● **WHAT IS BEING ASKED**
From the listing below, output the lines between the one with "Rebuild this chart" and the one with "import * as", including those two, and nothing else. Pictures are not copied.

● **AVAILABLE RECORDS**
----

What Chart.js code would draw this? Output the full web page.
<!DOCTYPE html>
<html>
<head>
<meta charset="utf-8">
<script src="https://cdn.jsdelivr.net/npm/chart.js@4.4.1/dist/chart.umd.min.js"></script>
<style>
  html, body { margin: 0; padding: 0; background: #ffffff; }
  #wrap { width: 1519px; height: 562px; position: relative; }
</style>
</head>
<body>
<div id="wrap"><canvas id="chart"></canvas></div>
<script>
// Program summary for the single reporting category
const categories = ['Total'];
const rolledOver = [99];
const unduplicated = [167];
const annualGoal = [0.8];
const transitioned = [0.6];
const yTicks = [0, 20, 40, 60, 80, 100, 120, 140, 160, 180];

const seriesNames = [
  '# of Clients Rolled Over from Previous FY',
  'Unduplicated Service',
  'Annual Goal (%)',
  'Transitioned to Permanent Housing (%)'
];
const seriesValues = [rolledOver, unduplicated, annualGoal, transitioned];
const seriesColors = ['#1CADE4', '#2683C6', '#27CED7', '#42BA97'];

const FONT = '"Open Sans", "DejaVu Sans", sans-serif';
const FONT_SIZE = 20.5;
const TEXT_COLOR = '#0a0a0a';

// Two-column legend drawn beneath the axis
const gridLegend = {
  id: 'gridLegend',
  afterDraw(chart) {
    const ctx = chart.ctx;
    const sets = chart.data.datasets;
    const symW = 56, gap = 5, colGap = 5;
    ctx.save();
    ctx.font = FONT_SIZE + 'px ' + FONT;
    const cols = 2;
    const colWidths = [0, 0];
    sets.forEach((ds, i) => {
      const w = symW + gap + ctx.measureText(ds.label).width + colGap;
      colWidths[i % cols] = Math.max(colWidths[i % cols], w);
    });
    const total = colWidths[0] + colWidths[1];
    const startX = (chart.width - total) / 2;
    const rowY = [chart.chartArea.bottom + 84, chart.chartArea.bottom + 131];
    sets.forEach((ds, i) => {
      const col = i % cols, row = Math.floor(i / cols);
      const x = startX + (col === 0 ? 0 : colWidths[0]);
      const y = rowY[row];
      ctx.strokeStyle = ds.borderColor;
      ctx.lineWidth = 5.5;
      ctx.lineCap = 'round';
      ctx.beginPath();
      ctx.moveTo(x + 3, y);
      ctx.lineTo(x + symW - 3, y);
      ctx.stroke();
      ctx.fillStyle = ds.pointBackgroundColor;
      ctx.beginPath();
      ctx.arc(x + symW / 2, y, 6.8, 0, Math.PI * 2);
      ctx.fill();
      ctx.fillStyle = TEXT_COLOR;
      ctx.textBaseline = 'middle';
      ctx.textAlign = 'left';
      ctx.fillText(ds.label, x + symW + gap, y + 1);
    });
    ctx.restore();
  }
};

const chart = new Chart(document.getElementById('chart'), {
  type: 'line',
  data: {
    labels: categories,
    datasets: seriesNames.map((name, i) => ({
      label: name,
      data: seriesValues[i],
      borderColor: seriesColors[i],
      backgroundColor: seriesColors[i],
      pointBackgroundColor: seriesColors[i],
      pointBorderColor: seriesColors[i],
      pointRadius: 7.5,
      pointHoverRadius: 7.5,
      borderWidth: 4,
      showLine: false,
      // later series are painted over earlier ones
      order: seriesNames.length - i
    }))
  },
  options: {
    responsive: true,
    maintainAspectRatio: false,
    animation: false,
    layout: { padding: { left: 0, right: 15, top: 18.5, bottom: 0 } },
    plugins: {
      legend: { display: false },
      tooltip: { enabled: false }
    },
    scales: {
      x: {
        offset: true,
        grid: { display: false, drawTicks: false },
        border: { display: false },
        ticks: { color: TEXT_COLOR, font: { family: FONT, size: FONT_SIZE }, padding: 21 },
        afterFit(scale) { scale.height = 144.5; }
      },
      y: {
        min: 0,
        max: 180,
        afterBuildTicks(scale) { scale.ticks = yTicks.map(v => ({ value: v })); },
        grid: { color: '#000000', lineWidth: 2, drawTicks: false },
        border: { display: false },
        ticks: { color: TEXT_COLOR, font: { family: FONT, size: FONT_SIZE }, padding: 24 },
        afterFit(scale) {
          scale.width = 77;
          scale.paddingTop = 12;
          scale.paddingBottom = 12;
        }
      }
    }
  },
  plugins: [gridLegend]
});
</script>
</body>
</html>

----

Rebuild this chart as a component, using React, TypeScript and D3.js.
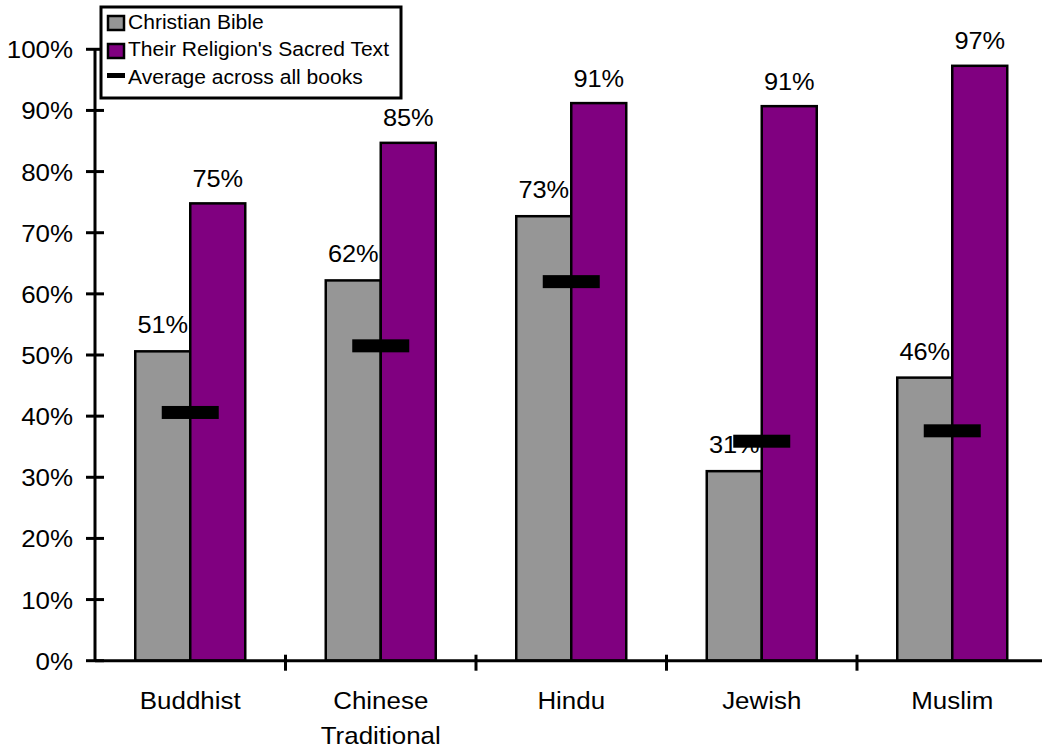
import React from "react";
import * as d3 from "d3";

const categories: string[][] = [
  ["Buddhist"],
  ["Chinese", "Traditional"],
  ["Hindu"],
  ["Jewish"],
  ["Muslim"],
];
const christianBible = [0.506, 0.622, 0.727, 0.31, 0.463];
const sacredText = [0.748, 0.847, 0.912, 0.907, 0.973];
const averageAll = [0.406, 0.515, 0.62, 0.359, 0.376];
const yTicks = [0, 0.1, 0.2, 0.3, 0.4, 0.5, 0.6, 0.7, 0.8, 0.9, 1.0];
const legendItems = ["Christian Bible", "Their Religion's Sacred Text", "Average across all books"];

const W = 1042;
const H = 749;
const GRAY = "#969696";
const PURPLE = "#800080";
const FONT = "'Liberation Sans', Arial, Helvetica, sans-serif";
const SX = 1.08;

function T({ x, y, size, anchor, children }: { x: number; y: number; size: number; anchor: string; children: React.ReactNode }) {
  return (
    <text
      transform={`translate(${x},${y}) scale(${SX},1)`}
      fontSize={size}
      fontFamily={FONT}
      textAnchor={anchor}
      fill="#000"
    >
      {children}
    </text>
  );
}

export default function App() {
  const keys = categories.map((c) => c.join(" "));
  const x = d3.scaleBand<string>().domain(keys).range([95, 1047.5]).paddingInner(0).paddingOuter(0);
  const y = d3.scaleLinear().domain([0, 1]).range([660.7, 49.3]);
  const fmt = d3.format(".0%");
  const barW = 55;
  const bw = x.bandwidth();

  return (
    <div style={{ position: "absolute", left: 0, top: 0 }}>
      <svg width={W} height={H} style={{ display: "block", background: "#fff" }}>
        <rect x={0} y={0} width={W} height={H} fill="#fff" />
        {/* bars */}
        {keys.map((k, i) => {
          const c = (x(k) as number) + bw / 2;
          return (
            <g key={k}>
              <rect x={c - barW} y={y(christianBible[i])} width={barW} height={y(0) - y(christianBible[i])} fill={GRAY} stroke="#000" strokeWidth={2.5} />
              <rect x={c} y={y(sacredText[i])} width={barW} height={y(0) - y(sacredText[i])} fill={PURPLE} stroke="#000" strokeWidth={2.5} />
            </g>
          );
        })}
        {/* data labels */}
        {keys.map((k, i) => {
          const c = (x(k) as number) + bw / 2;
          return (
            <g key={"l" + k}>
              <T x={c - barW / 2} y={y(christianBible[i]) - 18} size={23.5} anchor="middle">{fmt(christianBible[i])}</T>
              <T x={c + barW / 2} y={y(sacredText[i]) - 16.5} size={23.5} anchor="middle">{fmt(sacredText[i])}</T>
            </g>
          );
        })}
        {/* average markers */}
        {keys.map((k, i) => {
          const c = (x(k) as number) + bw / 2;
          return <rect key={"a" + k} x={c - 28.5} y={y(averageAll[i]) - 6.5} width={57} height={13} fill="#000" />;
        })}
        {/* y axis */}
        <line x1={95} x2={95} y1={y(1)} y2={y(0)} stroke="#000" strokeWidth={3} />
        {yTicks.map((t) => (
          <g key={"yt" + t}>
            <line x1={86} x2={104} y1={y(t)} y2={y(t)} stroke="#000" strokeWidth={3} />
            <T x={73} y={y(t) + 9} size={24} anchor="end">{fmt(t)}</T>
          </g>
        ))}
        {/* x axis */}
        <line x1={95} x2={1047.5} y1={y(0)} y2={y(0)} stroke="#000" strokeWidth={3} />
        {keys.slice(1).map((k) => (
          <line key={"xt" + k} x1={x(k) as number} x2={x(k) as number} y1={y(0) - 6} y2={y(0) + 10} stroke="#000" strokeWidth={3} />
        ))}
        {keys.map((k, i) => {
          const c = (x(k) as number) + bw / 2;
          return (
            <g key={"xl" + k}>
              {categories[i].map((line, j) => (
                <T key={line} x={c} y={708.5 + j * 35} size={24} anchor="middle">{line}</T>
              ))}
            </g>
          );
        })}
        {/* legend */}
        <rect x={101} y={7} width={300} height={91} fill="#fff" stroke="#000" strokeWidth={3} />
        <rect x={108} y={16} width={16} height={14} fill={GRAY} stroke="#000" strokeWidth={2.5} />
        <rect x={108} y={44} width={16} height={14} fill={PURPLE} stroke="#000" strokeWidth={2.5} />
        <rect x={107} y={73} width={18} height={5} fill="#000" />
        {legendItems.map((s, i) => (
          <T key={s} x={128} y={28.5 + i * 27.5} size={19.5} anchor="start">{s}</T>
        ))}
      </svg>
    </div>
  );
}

----

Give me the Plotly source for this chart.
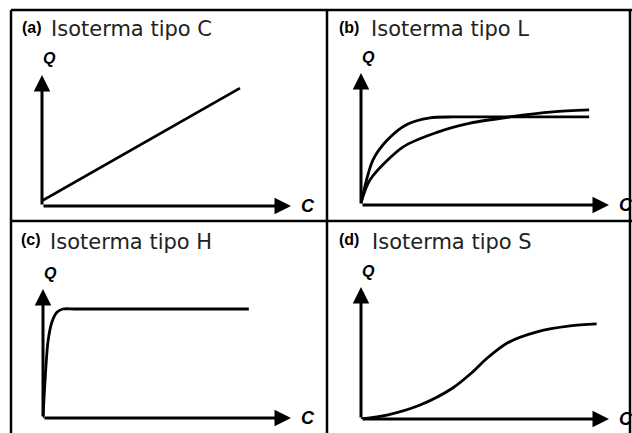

----

● **SOLVED PROBLEM**
Rebuild this chart as a component, using React, TypeScript and D3.js.
import React from "react";
import * as d3 from "d3";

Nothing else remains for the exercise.